NIGERIA – The Illmi Children’s Fund (ICF), a Nigerian non-governmental organization, has successfully implemented the Ambassador’s Special Self-Help (ASSH) project to empower the Fulani community in Katampe Ruga, Abuja.

This initiative, aimed at enhancing dairy milk production and overall livelihood, received funding from the United States mission in Nigeria.

The grand finale of the project, themed ‘Toolkits and Dairy Equipment Distribution Event,’ marked a significant milestone in the socio-economic development of the community.

Acting Deputy Chief of Mission and Counsellor for Economic Affairs at the U.S Mission in Nigeria, Christine Harbaugh, highlighted the uniqueness of the self-help program, which started in 1964 in Togo and has since spread across African missions.

“The program is unique, and it allows our embassy to support communities directly and see tangible results within a short period as we are witnessing here.”

The ASSH project, tailored to the Fulani community in Katampe Ruga, aimed at providing them with the necessary tools and equipment to improve their dairy production methods.

Christine Harbaugh applauded the Illmi Children’s Fund for collaborating with the Fulani community to enhance their livelihoods while preserving their traditions and culture.

Emphasizing the importance of basic education tailored to the needs of RUGA communities, Ibrahim Sha’aban Sharada, the Executive Secretary of the National Commission for Almajiri and out-of-school Children, assured the community of the government’s commitment to their welfare.

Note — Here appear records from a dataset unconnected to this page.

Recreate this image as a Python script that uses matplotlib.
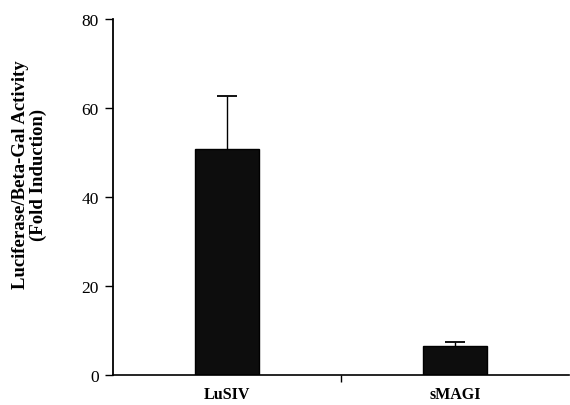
import numpy as np
import matplotlib.pyplot as plt

CATEGORIES = ['LuSIV', 'sMAGI']
FOLD_INDUCTION = [50.8, 6.4]
ERR_UP = [11.9, 1.0]

plt.rcParams['font.family'] = ['Liberation Serif', 'DejaVu Serif']

def main():
    fig = plt.figure(figsize=(5.7, 4.06), dpi=100)
    ax = fig.add_axes([0.198, 0.074, 0.80, 0.877])

    x = np.arange(len(CATEGORIES))
    vals = np.array(FOLD_INDUCTION)
    tops = vals + np.array(ERR_UP)
    ax.bar(x, vals, width=0.28, color='#0d0d0d', edgecolor='black', linewidth=1, zorder=2)
    # upper-only error bars, Excel style
    ax.vlines(x, vals, tops, color='black', linewidth=1, zorder=3)
    ax.hlines(tops, x - 0.045, x + 0.045, color='black', linewidth=1.3, zorder=3)

    ax.set_xlim(-0.5, 1.5)
    ax.set_ylim(0, 80)
    ax.set_yticks([0, 20, 40, 60, 80])
    ax.tick_params(axis='y', direction='out', length=6, width=1, labelsize=12.5, pad=4)

    ax.set_xticks([0.5])
    ax.set_xticklabels([''])
    ax.tick_params(axis='x', direction='out', length=5, width=1)
    for xi, name in zip(x, CATEGORIES):
        ax.text(xi, -4.2, name, ha='center', va='center', fontsize=11.5, fontweight='bold')

    ax.spines['top'].set_visible(False)
    ax.spines['right'].set_visible(False)
    ax.spines['left'].set_linewidth(1.3)
    ax.spines['bottom'].set_linewidth(1.2)

    ax.set_ylabel('Luciferase/Beta-Gal Activity\n(Fold Induction)', fontsize=13.5,
                  fontweight='bold', linespacing=1.05)
    ax.yaxis.set_label_coords(-0.145, 0.565)

    plt.savefig('out.png', dpi=100)

if __name__ == '__main__':
    main()
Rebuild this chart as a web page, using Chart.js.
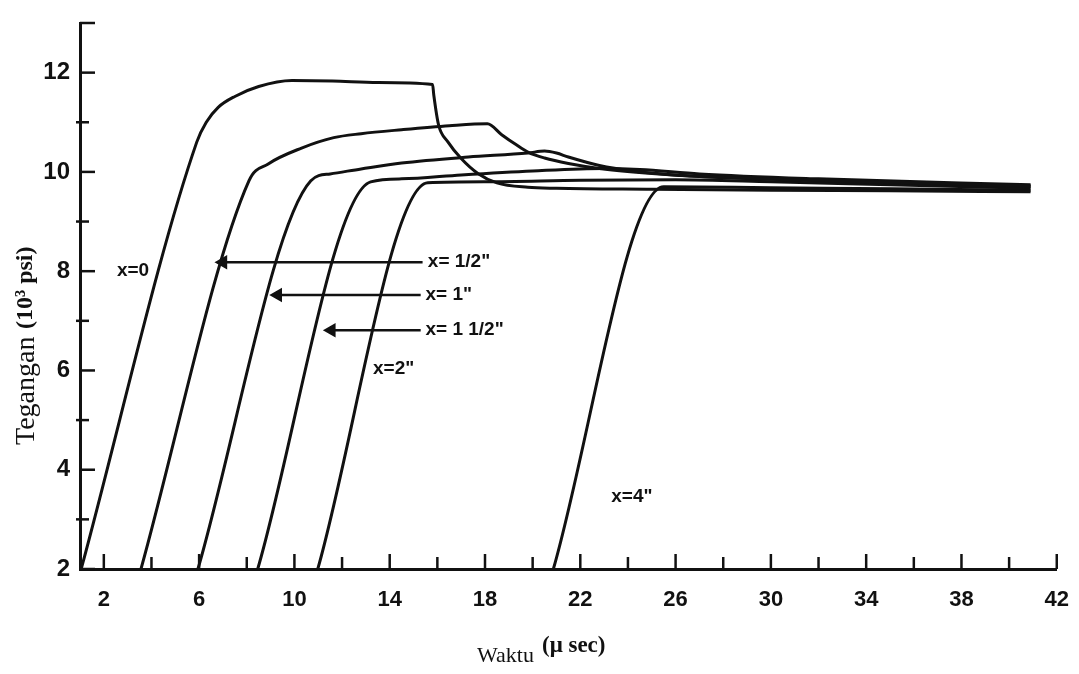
<!DOCTYPE html>
<html>
<head>
<meta charset="utf-8">
<script src="https://cdn.jsdelivr.net/npm/chart.js@4.4.1/dist/chart.umd.min.js"></script>
<style>
  html, body { margin: 0; padding: 0; background: #fff; }
  #wrap { width: 1079px; height: 674px; }
</style>
</head>
<body>
<div id="wrap"><canvas id="chart" width="1079" height="674"></canvas></div>
<script>
// Tegangan (10^3 psi) terhadap waktu (mikrodetik) pada beberapa jarak x

// x = 0
const t0 = [1.05, 5.9, 6.3, 6.8, 7.5, 8.5, 9.9, 11.6, 13.5, 15.8, 15.85, 16.05, 16.45, 17.0, 17.7, 18.5, 19.8, 21, 25, 30, 35, 40.9];
const s0 = [2.0, 10.6, 11.0, 11.3, 11.52, 11.72, 11.84, 11.83, 11.8, 11.76, 11.55, 10.95, 10.6, 10.27, 9.97, 9.78, 9.69, 9.67, 9.65, 9.63, 9.62, 9.6];
// x = 1/2"
const t1 = [3.56, 8.09, 8.9, 10.3, 11.65, 12.8, 14.5, 16.5, 18.1, 18.7, 19.3, 19.8, 20.5, 21.5, 22.8, 25.6, 28.4, 31.2, 36, 40.9];
const s1 = [2.0, 9.82, 10.16, 10.48, 10.69, 10.77, 10.85, 10.93, 10.97, 10.75, 10.55, 10.4, 10.28, 10.17, 10.07, 9.95, 9.88, 9.84, 9.78, 9.72];
// x = 1"
const t2 = [5.95, 10.69, 11.5, 12.8, 14.5, 17.3, 19.8, 20.5, 21.0, 21.5, 22.8, 24.2, 26.3, 30, 35, 40.9];
const s2 = [2.0, 9.82, 9.96, 10.06, 10.18, 10.3, 10.38, 10.42, 10.38, 10.3, 10.13, 10.02, 9.93, 9.85, 9.78, 9.7];
// x = 1 1/2"
const t3 = [8.46, 13.2, 14.5, 17, 20, 23, 24.5, 27, 32, 40.9];
const s3 = [2.0, 9.8, 9.86, 9.94, 10.02, 10.07, 10.05, 9.96, 9.86, 9.74];
// x = 2"
const t4 = [10.98, 15.6, 18, 22, 26, 30, 35, 40.9];
const s4 = [2.0, 9.78, 9.8, 9.83, 9.84, 9.8, 9.74, 9.67];
// x = 4"
const t5 = [20.87, 25.5, 30, 35, 40.9];
const s5 = [2.0, 9.7, 9.68, 9.66, 9.63];

// panah penunjuk kurva
const arrowFrom = [7.0, 9.3, 11.55];
const arrowTo = [15.38, 15.3, 15.3];
const arrowY = [8.18, 7.52, 6.81];

// teks keterangan kurva
const noteText = ['x=0', 'x= 1/2"', 'x= 1"', 'x= 1 1/2"', 'x=2"', 'x=4"'];
const noteX = [2.55, 15.6, 15.5, 15.5, 13.3, 23.3];
const noteY = [8.0, 8.18, 7.52, 6.81, 6.04, 3.45];

// sumbu
const xTickValues = [2, 4, 6, 8, 10, 12, 14, 16, 18, 20, 22, 24, 26, 28, 30, 32, 34, 36, 38, 40, 42];
const xTickLabels = [2, 6, 10, 14, 18, 22, 26, 30, 34, 38, 42];
const yTickValues = [2, 3, 4, 5, 6, 7, 8, 9, 10, 11, 12, 13];
const yTickLabels = [2, 4, 6, 8, 10, 12];

const zip = (xs, ys) => xs.map((v, i) => ({ x: v, y: ys[i] }));
const curves = [[t0, s0], [t1, s1], [t2, s2], [t3, s3], [t4, s4], [t5, s5]];

const datasets = curves.map(([xs, ys]) => ({
  data: zip(xs, ys),
  borderColor: '#111',
  borderWidth: 3,
  pointRadius: 0,
  cubicInterpolationMode: 'monotone',
  fill: false,
}));

arrowY.forEach((y, i) => {
  datasets.push({
    data: [{ x: arrowFrom[i], y }, { x: arrowTo[i], y }],
    borderColor: '#111',
    borderWidth: 2.5,
    pointStyle: 'triangle',
    pointRotation: 270,
    pointRadius: [6, 0],
    pointBackgroundColor: '#111',
    pointBorderColor: '#111',
    tension: 0,
  });
});

const SERIF = '"Liberation Serif", "DejaVu Serif", serif';
const SANS = '"Liberation Sans", Arial, sans-serif';

// garis skala ke arah dalam + teks keterangan + judul sumbu
const decorPlugin = {
  id: 'decor',
  afterDatasetsDraw(chart) {
    const { ctx, scales: { x, y } } = chart;
    const x0 = x.left, y0 = y.bottom;
    ctx.save();
    ctx.strokeStyle = '#111';
    ctx.lineWidth = 2.5;
    xTickValues.forEach((v) => {
      const px = x.getPixelForValue(v);
      const len = xTickLabels.includes(v) ? 15 : 12;
      ctx.beginPath();
      ctx.moveTo(px, y0);
      ctx.lineTo(px, y0 - len);
      ctx.stroke();
    });
    yTickValues.forEach((v) => {
      const py = y.getPixelForValue(v);
      const major = yTickLabels.includes(v) || v === 13;
      ctx.beginPath();
      ctx.moveTo(major ? x0 : x0 - 4, py);
      ctx.lineTo(x0 + (major ? 15 : 9), py);
      ctx.stroke();
    });

    ctx.fillStyle = '#111';
    ctx.font = 'bold 19px ' + SANS;
    ctx.textBaseline = 'middle';
    ctx.textAlign = 'left';
    noteText.forEach((t, i) => {
      ctx.fillText(t, x.getPixelForValue(noteX[i]), y.getPixelForValue(noteY[i]));
    });

    // judul sumbu x
    ctx.textBaseline = 'alphabetic';
    ctx.font = '22px ' + SERIF;
    ctx.fillText('Waktu', 477, 662);
    ctx.font = 'bold 23px ' + SERIF;
    ctx.fillText('(μ sec)', 542, 652);

    // judul sumbu y
    ctx.translate(34, 445);
    ctx.rotate(-Math.PI / 2);
    ctx.font = '28px ' + SERIF;
    ctx.fillText('Tegangan', 0, 0);
    ctx.font = 'bold 24px ' + SERIF;
    ctx.fillText('(10³ psi)', 116, -2);
    ctx.restore();
  },
};

new Chart(document.getElementById('chart'), {
  type: 'line',
  data: { datasets },
  plugins: [decorPlugin],
  options: {
    responsive: false,
    animation: false,
    devicePixelRatio: 1,
    layout: { padding: { left: 0, right: 22, top: 23, bottom: 0 } },
    plugins: { legend: { display: false }, tooltip: { enabled: false } },
    scales: {
      x: {
        type: 'linear',
        min: 1,
        max: 42,
        grid: { display: false },
        border: { display: true, color: '#111', width: 3 },
        afterFit: (s) => { s.height = 105; },
        afterBuildTicks: (s) => { s.ticks = xTickLabels.map((v) => ({ value: v })); },
        ticks: {
          padding: 10,
          color: '#111',
          font: { family: SANS, size: 22, weight: 'bold' },
          maxRotation: 0,
          autoSkip: false,
        },
      },
      y: {
        type: 'linear',
        min: 2,
        max: 13,
        grid: { display: false },
        border: { display: true, color: '#111', width: 3 },
        afterFit: (s) => { s.width = 80; },
        afterBuildTicks: (s) => { s.ticks = yTickLabels.map((v) => ({ value: v })); },
        ticks: {
          padding: 2,
          color: '#111',
          font: { family: SANS, size: 24, weight: 'bold' },
        },
      },
    },
  },
});
</script>
</body>
</html>
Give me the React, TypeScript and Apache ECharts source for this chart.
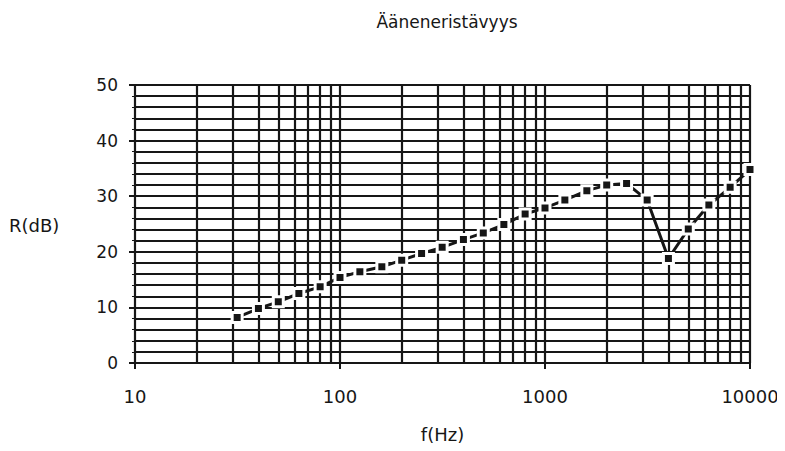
import React, { useEffect, useRef } from "react";
import * as echarts from "echarts";

const TITLE = "Ääneneristävyys";
const X_NAME = "f(Hz)";
const Y_NAME = "R(dB)";

const frequencies = [
  31.5, 40, 50, 63, 80, 100, 125, 160, 200, 250, 315, 400, 500, 630, 800,
  1000, 1250, 1600, 2000, 2500, 3150, 4000, 5000, 6300, 8000, 10000,
];
const reductionDb = [
  8.2, 9.8, 11.0, 12.5, 13.7, 15.4, 16.4, 17.3, 18.5, 19.7, 20.8, 22.2, 23.4,
  24.9, 26.8, 27.9, 29.3, 31.0, 32.0, 32.3, 29.3, 18.8, 24.1, 28.4, 31.6, 34.8,
];

// minor log grid positions (2..9 in each decade)
const minorGridFreqs = [
  20, 30, 40, 50, 60, 70, 80, 90,
  200, 300, 400, 500, 600, 700, 800, 900,
  2000, 3000, 4000, 5000, 6000, 7000, 8000, 9000,
];

const FONT = "'DejaVu Sans', 'Liberation Sans', Arial, sans-serif";
const INK = "#161616";

export default function App() {
  const ref = useRef<HTMLDivElement>(null);

  useEffect(() => {
    if (!ref.current) return;
    const chart = echarts.init(ref.current, undefined, { renderer: "svg" });
    chart.setOption({
      animation: false,
      backgroundColor: "#ffffff",
      title: {
        text: TITLE,
        left: 442,
        top: 8,
        textAlign: "center",
        textStyle: { fontFamily: FONT, fontSize: 17, fontWeight: "normal", color: INK },
      },
      grid: { left: 135, right: 35, top: 85, bottom: 88, containLabel: false },
      xAxis: {
        type: "log",
        logBase: 10,
        min: 10,
        max: 10000,
        name: X_NAME,
        nameLocation: "middle",
        nameGap: 62,
        nameTextStyle: { fontFamily: FONT, fontSize: 18, color: INK },
        axisLine: { show: true, onZero: false, lineStyle: { color: INK, width: 2 } },
        axisTick: { show: true, length: 6, lineStyle: { color: INK, width: 2 } },
        axisLabel: {
          margin: 24,
          fontFamily: FONT,
          fontSize: 18,
          color: INK,
          formatter: (v: number) => String(Math.round(v)),
        },
        splitLine: { show: true, lineStyle: { color: INK, width: 2.2 } },
      },
      yAxis: {
        type: "value",
        min: 0,
        max: 50,
        interval: 10,
        axisLine: { show: true, lineStyle: { color: INK, width: 2 } },
        axisTick: { show: true, length: 6, lineStyle: { color: INK, width: 2 } },
        minorTick: { show: true, splitNumber: 5, length: 3, lineStyle: { color: INK, width: 1 } },
        minorSplitLine: { show: true, lineStyle: { color: INK, width: 2.2 } },
        axisLabel: { margin: 17, fontFamily: FONT, fontSize: 17, color: INK },
        splitLine: { show: true, lineStyle: { color: INK, width: 2.2 } },
      },
      graphic: [
        {
          type: "text",
          left: 9,
          top: 216,
          style: { text: Y_NAME, fontFamily: FONT, fontSize: 18, fill: INK },
        },
      ],
      series: [
        {
          type: "line",
          name: "grid",
          data: [],
          silent: true,
          z: 1,
          markLine: {
            silent: true,
            symbol: ["none", "none"],
            label: { show: false },
            lineStyle: { color: INK, width: 2.2, type: "solid" },
            data: minorGridFreqs.map((f) => ({ xAxis: f })),
          },
        },
        {
          type: "line",
          name: Y_NAME,
          z: 5,
          data: frequencies.map((f, i) => [f, reductionDb[i]]),
          symbol: "rect",
          symbolSize: 10,
          lineStyle: { color: INK, width: 3 },
          itemStyle: { color: INK, borderColor: "#ffffff", borderWidth: 3 },
        },
      ],
    });
    return () => chart.dispose();
  }, []);

  return <div ref={ref} style={{ width: 785, height: 451, margin: -8 }} />;
}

Expressing gratitude to the U.S Mission in Nigeria, government agencies, the Ruga community, and all attendees, Maryam Augie-Abdulmumin, the Executive Director of ICF, celebrated not only the completion of the program but also the remarkable progress made by the participants.

The distribution of essential toolkits and dairy equipment was highlighted as a crucial step in enhancing the Fulani community’s capabilities, ultimately leading to increased milk production and improved livelihoods.

Abdulsamd Isah, the Project Coordinator, expressed joy at the successful completion of the project and suggested its potential replication in other Ruga communities.

Participants like Isiyaku Haruna, now a certified Community Animal Health Worker, shared their positive experiences, emphasizing the newfound knowledge that would benefit their community.

The ASSH project’s highlights included training the Fulani communities in modern milk production techniques, encompassing processing, packaging, storage, and preservation.

This comprehensive approach is expected to significantly reduce milk waste and contribute to the sustainable development of the Fulani community.

Dignitaries from relevant government agencies, including Dr. John Edeh from the National Commission for Adult Literacy and Non-formal Education, and Mr. Ahmed Ismaila, the FCT Liaison officer, were also in attendance, underlining the collaborative efforts for positive community impact.